INFORMATION SHOWN >>
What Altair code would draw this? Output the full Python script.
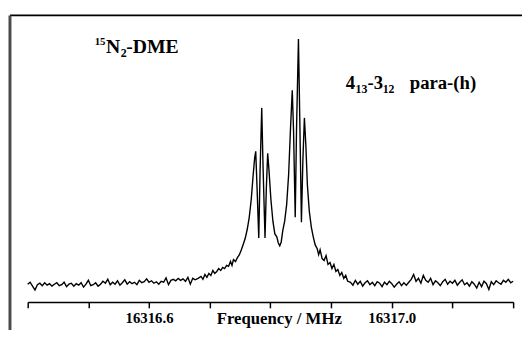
import altair as alt
import pandas as pd

# ---- data ----
F0 = 16316.0  # MHz offset base
# baseline noise left of the lines (grid start 0.400 MHz, step 0.004 MHz)
LEFT_START, STEP = 0.400, 0.004
LEFT_INT = [-0.004, 0.004, -0.012, -0.028, -0.006, 0.000, -0.010, 0.002, -0.008, -0.002,
            -0.012, -0.004, 0.002, -0.010, -0.006, 0.004, -0.014, -0.004, 0.000, -0.012,
            -0.002, -0.008, 0.002, -0.016, -0.004, 0.012, -0.010, -0.006, 0.002, -0.012,
            -0.004, 0.008, 0.000, 0.016, -0.006, 0.004, -0.004, 0.010, -0.008, 0.002,
            0.014, -0.004, 0.006, -0.002, 0.004, -0.006, 0.012, 0.002, 0.006, 0.018,
            0.004, 0.010, 0.000, 0.006, -0.004, 0.008, 0.004, 0.022, -0.006, 0.012,
            0.016, 0.010, 0.020, 0.012, 0.018, 0.008, 0.024, -0.004, 0.020, 0.014]
# line region
PEAK_FREQ = [0.6807, 0.6856, 0.6888, 0.6921, 0.6953, 0.6986, 0.7018, 0.7051, 0.7083, 0.7116,
             0.7148, 0.7181, 0.7213, 0.7245, 0.7278, 0.7310, 0.7343, 0.7367, 0.7391, 0.7424,
             0.7456, 0.7489, 0.7521, 0.7554, 0.7586, 0.7619, 0.7651, 0.7684, 0.7716, 0.7740,
             0.7758, 0.7781, 0.7808, 0.7830, 0.7857, 0.7878, 0.7911, 0.7932, 0.7955, 0.7976,
             0.8008, 0.8041, 0.8073, 0.8105, 0.8130, 0.8154, 0.8178, 0.8203, 0.8235, 0.8268,
             0.8300, 0.8333, 0.8360, 0.8381, 0.8409, 0.8430, 0.8462, 0.8487, 0.8511, 0.8535,
             0.8560, 0.8584, 0.8609, 0.8641, 0.8674, 0.8706, 0.8738, 0.8771, 0.8795, 0.8819,
             0.8852, 0.8884, 0.8917, 0.8949, 0.8982, 0.9014, 0.9046, 0.9079, 0.9111, 0.9144,
             0.9176, 0.9209, 0.9241, 0.9273]
PEAK_INT = [0.020, 0.028, 0.016, 0.036, 0.024, 0.040, 0.032, 0.052, 0.040, 0.048,
            0.060, 0.052, 0.065, 0.060, 0.073, 0.069, 0.089, 0.073, 0.097, 0.089,
            0.105, 0.117, 0.137, 0.161, 0.185, 0.222, 0.270, 0.343, 0.444, 0.512,
            0.540, 0.383, 0.185, 0.464, 0.718, 0.484, 0.185, 0.383, 0.532, 0.464,
            0.343, 0.254, 0.202, 0.190, 0.165, 0.153, 0.169, 0.214, 0.254, 0.323,
            0.444, 0.645, 0.790, 0.625, 0.270, 0.625, 1.000, 0.625, 0.250, 0.504,
            0.677, 0.565, 0.403, 0.294, 0.230, 0.190, 0.157, 0.141, 0.117, 0.137,
            0.101, 0.093, 0.113, 0.077, 0.085, 0.060, 0.077, 0.048, 0.056, 0.032,
            0.044, 0.020, 0.032, 0.008]
# baseline noise right of the lines (grid start 0.932 MHz, step 0.004 MHz)
RIGHT_START = 0.932
RIGHT_INT = [0.004, -0.008, 0.012, -0.004, 0.008, -0.012, 0.002, 0.010, -0.006, 0.004,
             -0.010, 0.006, 0.000, -0.014, 0.004, -0.006, 0.008, -0.002, -0.016, -0.004,
             0.006, -0.010, 0.002, -0.008, 0.004, 0.016, 0.036, 0.008, 0.020, 0.000,
             0.032, 0.012, 0.004, 0.020, -0.006, 0.010, 0.002, -0.010, 0.006, 0.016,
             -0.004, 0.008, 0.000, 0.012, -0.008, 0.004, 0.014, -0.006, 0.002, -0.012,
             0.006, -0.004, -0.020, 0.004, -0.014, 0.008, -0.002, -0.026, 0.006, -0.006,
             0.010, 0.002, -0.004, 0.012, 0.004, 0.016, 0.002, 0.008]

TICKS = [16316.4, 16316.5, 16316.6, 16316.7, 16316.8, 16316.9, 16317.0, 16317.1, 16317.2]

freq = ([F0 + round(LEFT_START + STEP * i, 4) for i in range(len(LEFT_INT))]
        + [F0 + f for f in PEAK_FREQ]
        + [F0 + round(RIGHT_START + STEP * i, 4) for i in range(len(RIGHT_INT))])
inten = LEFT_INT + PEAK_INT + RIGHT_INT
df = pd.DataFrame({"f": freq, "I": inten, "o": range(len(freq))})

SERIF = "Liberation Serif"
W, H = 493, 291

line = alt.Chart(df).mark_line(color="black", strokeWidth=1.4, clip=False).encode(
    x=alt.X("f:Q", scale=alt.Scale(domain=[16316.4, 16317.2], nice=False, zero=False),
            axis=alt.Axis(values=TICKS, title="Frequency / MHz",
                          labelExpr="(abs(datum.value-16316.6)<0.001 || abs(datum.value-16317.0)<0.001) ? format(datum.value,'.1f') : ''",
                          labelFont=SERIF, labelFontWeight="bold", labelFontSize=15, labelColor="black",
                          labelPadding=3, labelFlush=False, labelOverlap=False,
                          titleFont=SERIF, titleFontWeight="bold", titleFontSize=17, titleColor="black",
                          titleX=255, titleY=22, titleBaseline="alphabetic", titleAnchor="middle",
                          domainColor="black", domainWidth=1.5, tickColor="black", tickWidth=1.5,
                          tickSize=6, grid=False)),
    y=alt.Y("I:Q", scale=alt.Scale(domain=[-0.0766, 1.0968], nice=False, zero=False), axis=None),
    order="o:Q",
)

blank = pd.DataFrame({"a": [0]})


def txt(s, x, y, size):
    return alt.Chart(blank).mark_text(text=s, font=SERIF, fontWeight="bold", fontSize=size,
                                      align="left", baseline="alphabetic", color="black").encode(
        x=alt.value(x - 28), y=alt.value(y - 13))


top_rule = alt.Chart(blank).mark_rule(color="black", strokeWidth=1.8).encode(
    x=alt.value(-18), x2=alt.value(W + 20), y=alt.value(0))
left_rule = alt.Chart(blank).mark_rule(color="#4a4a4a", strokeWidth=3).encode(
    x=alt.value(-18), y=alt.value(0), y2=alt.value(H + 40))

labels = [
    txt("15", 96, 43, 11), txt("N", 107.5, 51, 20), txt("2", 122.5, 55, 12), txt("-DME", 128, 51, 20),
    txt("4", 351, 88, 19), txt("13", 361, 92, 12), txt("-3", 373, 88, 19), txt("12", 388.5, 92, 12),
    txt("para-(h)", 416, 88, 19),
]

chart = alt.layer(line, top_rule, left_rule, *labels).properties(
    width=W, height=H,
    autosize=alt.AutoSizeParams(type="none"),
    padding={"left": 20, "top": 5, "right": 9, "bottom": 26},
    background="white",
).configure_view(stroke=None)

chart.save("out.html", embed_options={"renderer": "svg", "actions": False})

YOUR OBJECTIVE >> Extract, word for word, each line from the top of the data down to and including the line with "import pandas as pd"; skip the pictures.

REPLY >>
What Altair code would draw this? Output the full Python script.
import altair as alt
import pandas as pd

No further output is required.